Потом они увидели, как неизвестный, принятый было ими за влюбленного (надо отдать ему должное, он им вовсе не был), быстро удалился и исчез, предварительно убедившись, что пущенный им снаряд попал в цель.
— А! Ей-Богу, — сказал Конде, — отложим ваш совет, мой дорогой кузен, до другого раза, я благодарю вас за сегодняшний.
— А что произошло?
— Я только что нашел желанное средство.
— Какое?
— Э, черт побери, самое простое: окно разбито у маршала де Сент-Андре, и разбито явно с недобрыми намерениями.
— Ну, и что?
— Представьте себе такое: я будто бы вышел из Лувра, услышал шум, когда разбилось окно, перепугался, не было ли это результатом какого-то заговора против маршала, и, клянусь верой, несмотря на поздний час, не мог пройти мимо, а поскольку я испытываю к маршалу большое участие, то решил подняться, чтобы спросить, не произошло ли несчастья.
— Безумец! Безумец! Трижды безумец! — заявил адмирал.
— Я у вас спрашивал совета, мой друг; вы можете предложить что-нибудь лучше?
— Да.
— Что же?
— Не ходить.
— Но вы же знаете, это самый первый совет, который вы мне уже дали, и я вам уже сказал, что не хочу ему следовать.
— Тогда решено! Идемте к маршалу де Сент-Андре!
— Значит, вы идете со мной?
— Мой дорогой принц, если нельзя помешать безумцу творить глупости и если любишь этого безумца, как люблю вас я, требуется хотя бы наполовину погрузиться в это безумие, чтобы принять на месте наилучшее решение. Идемте к маршалу!

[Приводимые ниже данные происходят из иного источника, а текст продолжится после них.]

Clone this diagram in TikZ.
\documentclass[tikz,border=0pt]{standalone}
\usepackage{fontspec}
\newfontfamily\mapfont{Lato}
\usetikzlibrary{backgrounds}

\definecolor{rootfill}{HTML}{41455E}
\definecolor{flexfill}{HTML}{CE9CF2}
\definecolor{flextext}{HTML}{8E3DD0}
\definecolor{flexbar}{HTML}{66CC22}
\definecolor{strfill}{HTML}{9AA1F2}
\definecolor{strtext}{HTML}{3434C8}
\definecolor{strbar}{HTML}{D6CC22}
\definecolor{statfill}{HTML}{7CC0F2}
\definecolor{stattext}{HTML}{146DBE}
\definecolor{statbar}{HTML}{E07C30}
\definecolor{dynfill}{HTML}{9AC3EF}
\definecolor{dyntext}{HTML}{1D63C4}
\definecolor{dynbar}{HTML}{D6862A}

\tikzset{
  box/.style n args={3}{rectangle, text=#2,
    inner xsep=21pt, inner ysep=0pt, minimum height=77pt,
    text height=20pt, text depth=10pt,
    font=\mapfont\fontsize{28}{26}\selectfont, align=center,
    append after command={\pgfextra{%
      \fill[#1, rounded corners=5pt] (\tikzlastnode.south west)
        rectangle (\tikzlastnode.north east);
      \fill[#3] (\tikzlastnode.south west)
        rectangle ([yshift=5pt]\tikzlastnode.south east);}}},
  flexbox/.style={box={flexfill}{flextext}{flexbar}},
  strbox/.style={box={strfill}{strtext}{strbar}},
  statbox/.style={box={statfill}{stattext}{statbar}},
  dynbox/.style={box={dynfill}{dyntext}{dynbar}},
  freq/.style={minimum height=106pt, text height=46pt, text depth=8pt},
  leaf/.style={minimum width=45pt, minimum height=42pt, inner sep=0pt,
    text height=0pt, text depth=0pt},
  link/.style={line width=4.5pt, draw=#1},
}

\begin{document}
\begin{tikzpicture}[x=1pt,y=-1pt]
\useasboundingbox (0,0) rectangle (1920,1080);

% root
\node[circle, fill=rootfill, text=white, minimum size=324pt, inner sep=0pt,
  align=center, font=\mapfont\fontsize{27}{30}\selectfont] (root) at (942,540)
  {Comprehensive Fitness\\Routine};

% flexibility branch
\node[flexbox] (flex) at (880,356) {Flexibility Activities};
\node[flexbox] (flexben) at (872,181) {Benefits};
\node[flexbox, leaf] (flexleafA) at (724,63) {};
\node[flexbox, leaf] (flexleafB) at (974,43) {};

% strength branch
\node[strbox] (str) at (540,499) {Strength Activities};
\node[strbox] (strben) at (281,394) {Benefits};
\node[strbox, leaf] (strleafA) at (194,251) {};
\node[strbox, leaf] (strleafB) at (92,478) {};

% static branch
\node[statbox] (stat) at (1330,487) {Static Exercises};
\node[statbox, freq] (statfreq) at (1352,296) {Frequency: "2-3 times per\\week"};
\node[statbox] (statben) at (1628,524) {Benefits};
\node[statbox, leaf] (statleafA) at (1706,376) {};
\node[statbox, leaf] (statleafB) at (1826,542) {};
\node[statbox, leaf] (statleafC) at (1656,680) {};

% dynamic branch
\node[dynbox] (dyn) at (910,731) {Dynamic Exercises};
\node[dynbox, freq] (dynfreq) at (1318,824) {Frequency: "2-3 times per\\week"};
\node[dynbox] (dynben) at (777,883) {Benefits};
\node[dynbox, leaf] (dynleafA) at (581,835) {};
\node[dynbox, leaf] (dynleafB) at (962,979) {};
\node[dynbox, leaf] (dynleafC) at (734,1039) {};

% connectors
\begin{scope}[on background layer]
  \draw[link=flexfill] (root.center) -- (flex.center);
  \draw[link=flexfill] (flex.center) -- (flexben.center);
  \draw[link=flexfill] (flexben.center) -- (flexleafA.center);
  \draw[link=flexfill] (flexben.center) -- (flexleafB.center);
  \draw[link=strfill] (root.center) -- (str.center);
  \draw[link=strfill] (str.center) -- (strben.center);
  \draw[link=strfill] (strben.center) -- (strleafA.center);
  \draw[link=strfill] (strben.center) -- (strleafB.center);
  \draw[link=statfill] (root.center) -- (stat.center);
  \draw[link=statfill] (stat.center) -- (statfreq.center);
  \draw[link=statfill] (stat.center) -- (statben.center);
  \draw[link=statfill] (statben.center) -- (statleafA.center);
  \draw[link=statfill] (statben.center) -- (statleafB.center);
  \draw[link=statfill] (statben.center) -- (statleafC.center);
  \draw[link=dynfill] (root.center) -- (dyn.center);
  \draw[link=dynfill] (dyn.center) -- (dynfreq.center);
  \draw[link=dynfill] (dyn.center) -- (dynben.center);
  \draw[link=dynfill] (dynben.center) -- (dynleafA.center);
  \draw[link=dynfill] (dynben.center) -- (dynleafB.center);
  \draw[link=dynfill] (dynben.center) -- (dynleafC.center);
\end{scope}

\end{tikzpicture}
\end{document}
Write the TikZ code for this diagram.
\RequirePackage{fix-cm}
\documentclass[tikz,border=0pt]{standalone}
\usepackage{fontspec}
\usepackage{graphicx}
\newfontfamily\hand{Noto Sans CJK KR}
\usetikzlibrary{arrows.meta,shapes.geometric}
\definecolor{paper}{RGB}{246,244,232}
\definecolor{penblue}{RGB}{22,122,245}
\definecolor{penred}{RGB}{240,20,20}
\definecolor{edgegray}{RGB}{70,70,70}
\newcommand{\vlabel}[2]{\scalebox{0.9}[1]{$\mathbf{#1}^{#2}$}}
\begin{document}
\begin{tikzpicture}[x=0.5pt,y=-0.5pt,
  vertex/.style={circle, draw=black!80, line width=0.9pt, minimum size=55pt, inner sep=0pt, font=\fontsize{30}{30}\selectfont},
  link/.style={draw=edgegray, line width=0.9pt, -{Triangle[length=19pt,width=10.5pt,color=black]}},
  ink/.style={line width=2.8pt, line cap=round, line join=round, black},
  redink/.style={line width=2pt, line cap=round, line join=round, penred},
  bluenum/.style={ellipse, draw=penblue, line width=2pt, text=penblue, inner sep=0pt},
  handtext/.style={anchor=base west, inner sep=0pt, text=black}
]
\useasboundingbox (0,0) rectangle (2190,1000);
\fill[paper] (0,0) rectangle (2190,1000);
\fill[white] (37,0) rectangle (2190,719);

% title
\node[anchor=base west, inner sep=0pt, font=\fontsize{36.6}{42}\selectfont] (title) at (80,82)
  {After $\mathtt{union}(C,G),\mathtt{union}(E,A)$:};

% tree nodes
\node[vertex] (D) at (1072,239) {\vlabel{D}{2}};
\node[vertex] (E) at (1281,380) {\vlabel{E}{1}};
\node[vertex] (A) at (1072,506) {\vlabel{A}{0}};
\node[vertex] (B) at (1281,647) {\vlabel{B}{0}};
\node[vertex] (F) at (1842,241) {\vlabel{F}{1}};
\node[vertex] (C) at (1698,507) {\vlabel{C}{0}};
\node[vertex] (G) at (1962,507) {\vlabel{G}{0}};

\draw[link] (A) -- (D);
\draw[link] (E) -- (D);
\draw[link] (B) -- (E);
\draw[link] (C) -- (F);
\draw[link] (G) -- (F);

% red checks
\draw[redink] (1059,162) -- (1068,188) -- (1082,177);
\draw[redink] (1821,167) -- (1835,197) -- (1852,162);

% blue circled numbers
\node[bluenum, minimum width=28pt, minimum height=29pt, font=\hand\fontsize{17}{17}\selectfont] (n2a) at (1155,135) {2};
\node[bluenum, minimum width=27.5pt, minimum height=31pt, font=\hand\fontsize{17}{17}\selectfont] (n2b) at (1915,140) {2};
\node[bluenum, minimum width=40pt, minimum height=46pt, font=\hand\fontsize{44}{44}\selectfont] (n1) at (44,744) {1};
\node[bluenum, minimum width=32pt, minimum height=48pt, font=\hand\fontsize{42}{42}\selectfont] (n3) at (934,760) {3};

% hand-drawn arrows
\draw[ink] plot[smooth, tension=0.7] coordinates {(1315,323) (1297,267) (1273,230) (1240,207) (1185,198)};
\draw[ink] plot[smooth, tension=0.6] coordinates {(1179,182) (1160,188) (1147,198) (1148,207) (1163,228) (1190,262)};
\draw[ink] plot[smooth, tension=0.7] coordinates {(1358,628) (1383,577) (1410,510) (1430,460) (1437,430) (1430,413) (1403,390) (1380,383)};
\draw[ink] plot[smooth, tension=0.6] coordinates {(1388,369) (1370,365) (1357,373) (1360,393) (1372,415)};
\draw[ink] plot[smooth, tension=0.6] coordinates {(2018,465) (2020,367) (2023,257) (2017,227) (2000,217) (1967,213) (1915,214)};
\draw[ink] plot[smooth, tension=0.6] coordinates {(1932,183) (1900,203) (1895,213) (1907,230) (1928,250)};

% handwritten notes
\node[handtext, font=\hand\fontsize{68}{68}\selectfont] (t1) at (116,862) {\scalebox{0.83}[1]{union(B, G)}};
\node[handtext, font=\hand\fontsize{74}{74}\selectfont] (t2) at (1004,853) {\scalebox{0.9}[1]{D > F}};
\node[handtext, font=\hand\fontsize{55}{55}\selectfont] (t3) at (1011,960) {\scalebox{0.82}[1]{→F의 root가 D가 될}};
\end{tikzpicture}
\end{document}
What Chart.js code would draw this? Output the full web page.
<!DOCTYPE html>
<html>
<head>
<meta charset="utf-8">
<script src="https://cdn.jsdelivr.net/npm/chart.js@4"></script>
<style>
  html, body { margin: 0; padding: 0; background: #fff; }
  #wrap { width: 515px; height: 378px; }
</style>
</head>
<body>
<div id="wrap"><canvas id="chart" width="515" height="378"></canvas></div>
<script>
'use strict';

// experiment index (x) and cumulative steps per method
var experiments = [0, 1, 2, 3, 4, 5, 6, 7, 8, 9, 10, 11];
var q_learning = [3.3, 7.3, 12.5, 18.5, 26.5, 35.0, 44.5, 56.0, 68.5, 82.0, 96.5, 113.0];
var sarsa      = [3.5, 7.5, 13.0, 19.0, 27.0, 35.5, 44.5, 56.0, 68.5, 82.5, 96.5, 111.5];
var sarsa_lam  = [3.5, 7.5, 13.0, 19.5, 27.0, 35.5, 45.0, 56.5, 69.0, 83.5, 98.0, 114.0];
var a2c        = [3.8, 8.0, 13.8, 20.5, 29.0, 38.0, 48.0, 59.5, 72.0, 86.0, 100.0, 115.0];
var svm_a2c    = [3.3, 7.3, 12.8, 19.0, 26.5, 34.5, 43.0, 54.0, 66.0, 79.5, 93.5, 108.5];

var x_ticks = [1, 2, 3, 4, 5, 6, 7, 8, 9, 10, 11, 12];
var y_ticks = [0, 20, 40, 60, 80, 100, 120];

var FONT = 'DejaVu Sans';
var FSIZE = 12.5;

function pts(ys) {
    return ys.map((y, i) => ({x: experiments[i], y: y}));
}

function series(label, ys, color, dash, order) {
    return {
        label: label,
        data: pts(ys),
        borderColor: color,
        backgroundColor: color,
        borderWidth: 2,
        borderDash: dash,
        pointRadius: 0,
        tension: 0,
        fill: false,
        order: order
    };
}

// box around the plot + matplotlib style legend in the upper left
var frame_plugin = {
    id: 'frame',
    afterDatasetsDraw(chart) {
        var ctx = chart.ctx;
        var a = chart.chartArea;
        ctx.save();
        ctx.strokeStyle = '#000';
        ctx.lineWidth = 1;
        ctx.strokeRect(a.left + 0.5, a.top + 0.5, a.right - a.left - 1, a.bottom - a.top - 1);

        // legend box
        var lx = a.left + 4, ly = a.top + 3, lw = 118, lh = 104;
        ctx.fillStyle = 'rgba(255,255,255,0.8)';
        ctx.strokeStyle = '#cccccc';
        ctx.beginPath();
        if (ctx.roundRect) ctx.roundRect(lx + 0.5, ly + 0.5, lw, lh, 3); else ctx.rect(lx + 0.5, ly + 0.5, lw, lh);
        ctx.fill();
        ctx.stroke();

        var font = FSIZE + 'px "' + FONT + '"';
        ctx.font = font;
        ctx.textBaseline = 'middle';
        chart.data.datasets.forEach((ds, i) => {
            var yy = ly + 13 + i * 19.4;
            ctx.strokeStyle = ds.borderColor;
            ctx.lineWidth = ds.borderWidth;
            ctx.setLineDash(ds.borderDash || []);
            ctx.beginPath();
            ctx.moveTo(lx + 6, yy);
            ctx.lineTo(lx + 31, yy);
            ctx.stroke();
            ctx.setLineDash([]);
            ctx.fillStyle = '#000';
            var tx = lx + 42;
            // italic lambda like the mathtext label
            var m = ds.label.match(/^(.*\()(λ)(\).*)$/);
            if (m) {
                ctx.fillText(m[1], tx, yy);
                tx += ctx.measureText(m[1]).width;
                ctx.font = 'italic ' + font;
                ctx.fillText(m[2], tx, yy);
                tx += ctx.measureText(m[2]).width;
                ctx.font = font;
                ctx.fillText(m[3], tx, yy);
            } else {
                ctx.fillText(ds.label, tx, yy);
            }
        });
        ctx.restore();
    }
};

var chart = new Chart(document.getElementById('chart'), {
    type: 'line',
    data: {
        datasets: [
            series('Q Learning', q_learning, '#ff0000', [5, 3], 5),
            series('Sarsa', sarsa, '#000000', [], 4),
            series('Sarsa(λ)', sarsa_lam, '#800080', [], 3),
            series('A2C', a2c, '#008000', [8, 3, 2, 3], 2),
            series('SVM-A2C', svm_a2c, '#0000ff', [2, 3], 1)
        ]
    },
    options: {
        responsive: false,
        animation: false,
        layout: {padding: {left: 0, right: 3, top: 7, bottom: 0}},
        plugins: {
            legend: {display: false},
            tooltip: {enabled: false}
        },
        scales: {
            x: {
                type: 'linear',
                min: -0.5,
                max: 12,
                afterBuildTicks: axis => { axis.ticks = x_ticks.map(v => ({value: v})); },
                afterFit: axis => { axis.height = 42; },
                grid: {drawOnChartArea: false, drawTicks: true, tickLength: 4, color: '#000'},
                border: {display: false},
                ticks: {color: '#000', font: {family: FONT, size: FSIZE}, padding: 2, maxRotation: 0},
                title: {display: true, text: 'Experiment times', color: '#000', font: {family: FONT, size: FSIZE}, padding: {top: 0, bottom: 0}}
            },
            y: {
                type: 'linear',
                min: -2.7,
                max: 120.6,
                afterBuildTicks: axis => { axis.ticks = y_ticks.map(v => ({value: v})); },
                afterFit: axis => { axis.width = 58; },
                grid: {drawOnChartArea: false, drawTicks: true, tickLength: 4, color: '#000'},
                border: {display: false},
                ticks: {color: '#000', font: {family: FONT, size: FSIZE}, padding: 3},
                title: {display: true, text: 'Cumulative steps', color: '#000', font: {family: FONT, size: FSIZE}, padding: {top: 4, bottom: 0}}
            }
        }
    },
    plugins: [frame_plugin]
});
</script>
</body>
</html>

— Мой дорогой адмирал, скажите мне, через какую брешь мне следует пройти, какое простреливаемое аркебузами пространство мне следует преодолеть, чтобы проследовать за вами, и при первой же возможности я уже пойду не за вами, а окажусь впереди.
— Идемте к маршалу!
И они оба двинулись к главному входу в Лувр; там адмирал, сказав слова пароля, прошел, ведя с собой принца де Конде.